ON: Are there policies or laws that drive how the city does its outreach?
JF: Generally, when the city is trying to notify residents of an upcoming development, they will follow City Council Noticing Policy 6-30. 6-30 sets the minimum requirements of an outreach program. It was last updated in 2004. When I was on the Neighborhoods Commission, I was part of the group that dove into 6-30 and recommended updates and changes to meet modern day standards and expectations, but the City Manager and Council ignored the recommendations. 6-30 focuses on communications to people within a certain distance of a project: there are specific requirements based on radii from the proposed site, how big a project it is, and type of project. It requires the city to send mail to every single person within that radius letting them know that a project is underway, and that there are hearings where they will have an opportunity to have input. Other than the Brown Act, there are no specific policies for how the city must perform outreach regarding non-development plans and policies, that is left to each department and council office. There's almost always some sort of outreach, but it's not clearly defined at the city or policy level. But if it's a big, fundamental change to the change to the municipal code, or charter, or a position on a state law, it should be required that you get input from the whole community--people who agree, who disagree, who are undecided. All those people have to be included in the conversation because that's what representative government is all about.
ON: So the city is required to reach out--which means giving the public the *opportunity* to speak up. But is it required to get the input, or just provide a venue? What if nobody shows up to their meetings, have they still done their job?
JF: Well, if nobody gave input that would of course raise eyebrows. Many special interest and advocacy groups have paid employees whose job it is to show up at these meetings, so there's always somebody there. But neighborhood groups and business groups often either don't know or can't make it to the meetings. But you also need to be realistic and realize that if people don't show interest, it may be because they're just not interested. But to our way of thinking, the more effective outreach system would require input from those most impacted or have the best insights into the issues -- not just the opportunity for the public at large to speak. And city staff would be required to get that feedback from those groups. This is just as a market research group in a business would be required to get feedback from key customers and partners.
ON: For those of us who have had the great pleasure of sitting through a lot of these public outreach sessions, they can be pretty deflating.
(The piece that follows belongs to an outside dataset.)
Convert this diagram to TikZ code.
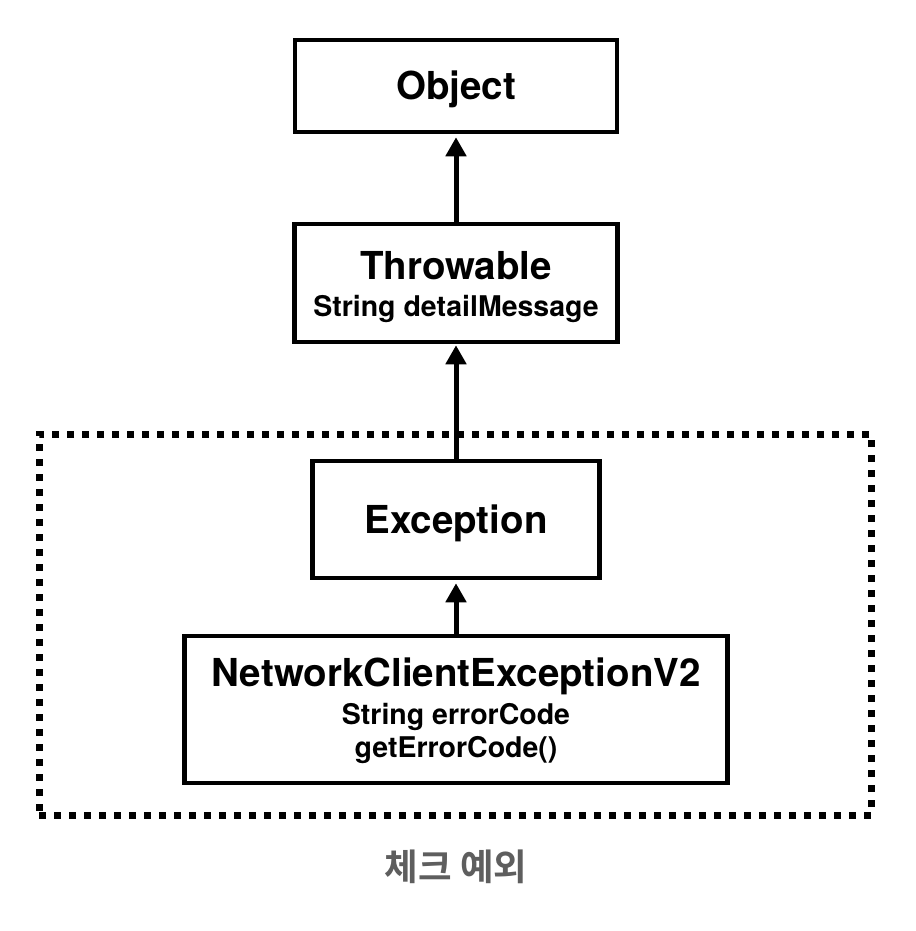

I've been to a number of housing dept outreach sessions, and they're all tilted from the get-go. The speakers are partisan. The attendees are almost all non profits who stand to gain from the proposals. And the meeting is framed around a certain set of assumptions that don't even include free market perspectives. It's like walking into a movie on its final reel.
JF: Look, city staff reports to the council ultimately, so the councilmembers should not over delegate public outreach to staff. Communication to the populace should not be just the job of the staff members. The council offices need to be more active and interactive with their residents. They need to inform, they need to challenge, they need to rally their residents around the important work the city votes on. This idea that staff comes up with a plan, has a few meetings with nonprofits, and the council rubberstamps it--this is not how representative government is supposed to work. And the ultimate responsibility is the elected city councilmembers. They can't blame staff because staff works for them.
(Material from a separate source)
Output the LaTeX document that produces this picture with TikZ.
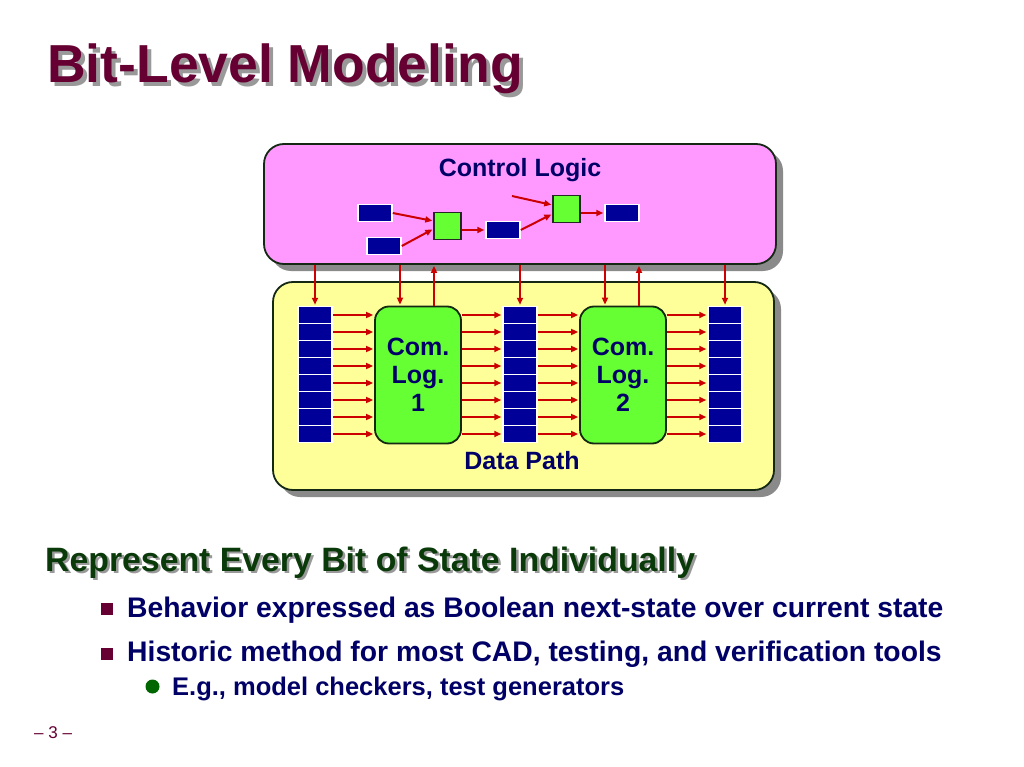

A number of nonprofits and special interest groups pay their staff to show up and speak at council meetings. Sometimes they are residents of the city, sometimes not. These advocacy groups have the ability to organize and mobilize large numbers of people to show up at meetings, giving the false impression of authentic citizen input or opinion. Their presence at these meetings also games the system--real residents who are volunteering their time to show up and talk have to wait for 60 paid people to speak before them. And then they wake up the next day and read in the paper about the "overwhelming" support or opposition to a proposal. This is not a system that incents authentic citizen involvement.
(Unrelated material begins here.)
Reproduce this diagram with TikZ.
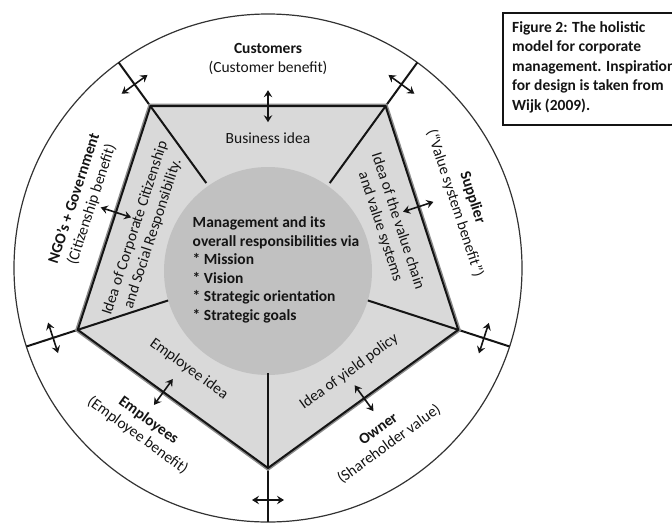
\documentclass[tikz,border=0pt]{standalone}
\usepackage{fontspec}
\setmainfont{Carlito}
\usetikzlibrary{calc,arrows.meta}
\definecolor{pentfill}{RGB}{217,217,217}
\definecolor{corefill}{RGB}{193,193,193}
\definecolor{ink}{RGB}{20,20,20}
\begin{document}
\begin{tikzpicture}[x=1pt,y=-1pt,
  lbl/.style={font=\fontsize{15.5}{18.5}\selectfont, align=center, inner sep=0pt, text=ink},
  radial/.style={line width=2pt, draw=ink},
  twoway/.style={line width=1.6pt, draw=ink, >={Stealth[length=7pt,width=8.5pt,inset=2.5pt]}, <->},
]
\useasboundingbox (0,0) rectangle (672,523);
\clip (0,0) rectangle (672,523);

% centre of the model
\coordinate (O) at (268,268);

% pentagon corners (V), outer ends of the spokes (W), inner ends (C), outline shadow (G)
\foreach \n/\a in {tl/-126, tr/-54, rt/18, bt/90, lt/162} {
  \coordinate (V\n) at ($(O)+(\a:200)$);
  \coordinate (G\n) at ($(O)+(\a:201.5)$);
  \coordinate (W\n) at ($(O)+(\a:254)$);
  \coordinate (C\n) at ($(O)+(\a:105)$);
}

% outer ring
\node[circle, draw=black!80, line width=1.2pt, minimum size=508pt, inner sep=0pt] (ring) at (O) {};

% pentagon body and management core
\fill[pentfill] (Vtl) -- (Vtr) -- (Vrt) -- (Vbt) -- (Vlt) -- cycle;
\node[circle, fill=corefill, minimum size=208pt, inner sep=0pt] (core) at (268,271) {};

% spokes through the corners
\foreach \n in {tl,tr,rt,bt,lt} \draw[radial] (C\n) -- (W\n);

% pentagon outline with a soft grey edge
\draw[line width=2.5pt, draw=black!45, line join=miter] (Gtl) -- (Gtr) -- (Grt) -- (Gbt) -- (Glt) -- cycle;
\draw[line width=2pt, draw=ink, line join=miter] (Vtl) -- (Vtr) -- (Vrt) -- (Vbt) -- (Vlt) -- cycle;

% two-way arrows across the pentagon sides
\foreach \p/\q/\t in {tl/tr/0.5, lt/tl/0.525, tr/rt/0.45, rt/bt/0.495, bt/lt/0.55} {
  \coordinate (M\p) at ($(V\p)!\t!(V\q)$);
  \draw[twoway] ($(M\p)!16pt!90:(V\q)$) -- ($(M\p)!16pt!-90:(V\q)$);
}

% two-way arrows across the spokes
\foreach \n/\a/\d in {tl/-126/227, tr/-54/227, rt/18/227, bt/90/232, lt/162/226} {
  \coordinate (R\n) at ($(O)+(\a:\d)$);
  \draw[twoway] ($(R\n)!16pt!90:(O)$) -- ($(R\n)!16pt!-90:(O)$);
}

% stakeholder labels in the ring
\node[lbl] (cust) at (268,59) {\textbf{Customers}\\(Customer benefit)};
\node[lbl, rotate=71.9] (ngo) at (83,201.5) {\textbf{NGO's + Government}\\(Citizenship benefit)};
\node[lbl, rotate=-71.9] (supp) at (463.5,200.5) {\textbf{Supplier}\\(“Value system benefit”)};
\node[lbl, rotate=-36] (empl) at (143,428) {\textbf{Employees}\\(Employee benefit)};
\node[lbl, rotate=36] (own) at (384,437) {\textbf{Owner}\\(Shareholder value)};

% idea labels inside the pentagon
\node[lbl] (bidea) at (268,138) {Business idea};
\node[lbl, rotate=71.9] (csr) at (144,231) {Idea of Corporate Citizenship\\and Social Responsibility.};
\node[lbl, rotate=-71.9] (chain) at (389,224) {Idea of the value chain\\and value systems};
\node[lbl, rotate=-36] (eidea) at (189,369) {Employee idea};
\node[lbl, rotate=36] (yield) at (349,372) {Idea of yield policy};

% core text
\node[lbl, font=\fontsize{15.5}{18.5}\selectfont\bfseries, align=left] (mgmt) at (276,270)
  {Management and its\\overall responsibilities via\\* Mission\\* Vision\\* Strategic orientation\\* Strategic goals};

% caption box
\draw[line width=1.6pt, draw=ink] (503,13) rectangle (700,125);
\node[anchor=north west, align=left, inner sep=0pt, text=ink,
      font=\fontsize{15.5}{19.5}\selectfont\bfseries] (cap) at (512,21)
  {Figure 2: The holistic\\model for corporate\\management. Inspiration\\for design is taken from\\Wijk (2009).};
\end{tikzpicture}
\end{document}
A lot of residents I have spoken with feel like I do: they take time out of family and work, they go to these meetings, and it's mainly a dog and pony show. The questions are filtered and screened, and real questions about the fundamental direction of the activity isn't in play. It feels like the city has an a priori way of going about the process, staff has already decided they are in favor of it, and they're just checking the "outreach" box like it's a bureaucratic nicety, not something fundamental.
I feel there must be a way for SJ residents, who are not paid to speak or affiliated with a special interest lobbying/advocacy group, to be able to speak first, or at least be separate from organized groups, so their opinions get the attention they deserve. The city already has a requirement for lobbyists to register and identify themselves, we should be able to extend that idea to people who are getting paid to speak. Blending everybody together privileges those people who are trying to game the system.
ON: After the outreach is concluded, is there any way to see how the city parses it all? Is there a document analyzing the input, who said it, and what conclusions the city draws from it?
JF: Not really. Sometimes there may be a document that says more people opposed than favored. There will be minutes of some sort, but that's just date/time/attendees/presentation stuff. If you ask for transcripts, you probably won't get anything and if you do, it is usually ignored or refuted by staff. The system is geared toward the act of outreach, not the task of understanding input and acting upon it.